The author further states, "Keyword search still has a place at the table of Twenty-First Century search, but only when used as part of a multimodal search package with other search tools, and only when the multimodal search is used properly with iterative processes, real-time adjustments, testing, sampling, expert input and supervision, and other quality control procedures."  The article goes on to explore the use of more advanced techniques, such as "Predictive Coding", and explores the use of keywords as a part of a broader workflow process.

The article provides further evidence of the inadequacies of keyword searching, "Look at the landmark research on Boolean search by information scientists David Blair and M.E. Maron in 1985. The study involved a 40,000 document case (350,000 pages). The lawyers, who were experts in keyword search, estimated that the Boolean searches they ran uncovered 75% of the relevant documents. In fact, they had only found 20%. Blair, David C., & Maron, M. E., An evaluation of retrieval effectiveness for a full-text document-retrieval system; Communications of the ACM Volume 28, Issue 3 (March 1985).
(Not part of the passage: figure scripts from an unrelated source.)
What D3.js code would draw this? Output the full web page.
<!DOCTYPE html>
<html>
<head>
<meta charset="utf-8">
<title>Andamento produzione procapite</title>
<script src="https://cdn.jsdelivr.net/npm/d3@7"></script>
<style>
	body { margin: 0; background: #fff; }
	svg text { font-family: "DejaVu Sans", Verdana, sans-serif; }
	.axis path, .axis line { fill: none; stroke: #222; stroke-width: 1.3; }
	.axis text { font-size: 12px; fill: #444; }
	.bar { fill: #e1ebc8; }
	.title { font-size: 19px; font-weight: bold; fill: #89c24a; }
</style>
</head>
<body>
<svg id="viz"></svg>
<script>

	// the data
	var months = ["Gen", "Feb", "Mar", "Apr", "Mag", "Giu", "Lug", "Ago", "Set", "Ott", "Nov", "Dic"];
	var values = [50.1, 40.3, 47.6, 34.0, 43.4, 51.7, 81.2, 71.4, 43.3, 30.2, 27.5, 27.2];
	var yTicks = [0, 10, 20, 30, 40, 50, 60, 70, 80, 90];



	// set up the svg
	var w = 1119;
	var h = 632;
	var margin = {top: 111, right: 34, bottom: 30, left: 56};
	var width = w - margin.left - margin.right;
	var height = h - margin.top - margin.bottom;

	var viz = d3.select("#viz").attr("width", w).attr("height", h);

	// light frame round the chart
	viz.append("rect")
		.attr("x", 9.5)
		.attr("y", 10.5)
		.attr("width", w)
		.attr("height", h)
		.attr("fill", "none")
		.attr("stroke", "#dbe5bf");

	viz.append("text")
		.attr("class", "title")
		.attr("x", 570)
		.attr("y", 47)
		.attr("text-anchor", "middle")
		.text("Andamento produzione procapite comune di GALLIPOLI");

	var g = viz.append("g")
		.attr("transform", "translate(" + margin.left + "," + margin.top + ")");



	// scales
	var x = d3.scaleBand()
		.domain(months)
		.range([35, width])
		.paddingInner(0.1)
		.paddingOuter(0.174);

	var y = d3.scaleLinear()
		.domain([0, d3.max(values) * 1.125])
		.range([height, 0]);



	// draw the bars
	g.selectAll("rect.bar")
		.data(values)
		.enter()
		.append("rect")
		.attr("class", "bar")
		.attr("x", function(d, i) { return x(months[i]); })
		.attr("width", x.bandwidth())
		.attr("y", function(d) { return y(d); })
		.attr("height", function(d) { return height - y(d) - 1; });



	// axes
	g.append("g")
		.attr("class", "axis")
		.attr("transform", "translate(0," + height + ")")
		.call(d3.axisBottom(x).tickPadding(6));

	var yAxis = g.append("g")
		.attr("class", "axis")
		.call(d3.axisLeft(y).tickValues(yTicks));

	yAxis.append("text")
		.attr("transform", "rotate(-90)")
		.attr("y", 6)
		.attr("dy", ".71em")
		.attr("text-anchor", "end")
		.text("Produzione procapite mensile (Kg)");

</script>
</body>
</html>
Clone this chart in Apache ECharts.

Delusion is a wonderful thing, is it not? We are confident our search terms uncovered 75% of the relevant evidence. Really? Still, no one likes the fool who points out that the emperor is naked, especially the emperor and his tailors who frequently pay all of the bills. Still, here I must go, where angels fear to tread. I must point out what science says."

This comprehensive article goes on to discuss further studies, and provides links to various article and tests that were conducted regarding the efficiency of recall and the precision of retrieval of relevant documents from a larger document population.  The article states, "The so called gold standard used to judge recall and precision rates in information science studies is human review. This brings up an even more important secret of search, a subtle secret known only to a few. Experiments in TREC conducted well before the legal track even began showed that we humans are very poor at making relevancy determinations in large data sets. This is a very inconvenient truth because it puts all precision and recall measurements in doubt."

P.S.  This article is an excellent resource, and should be required reading for all attorneys that are involved in the attorney review process.  Both in-house counsel, and litigators in law firms need to be concerned about the poor results that current standard reviews seem to produce.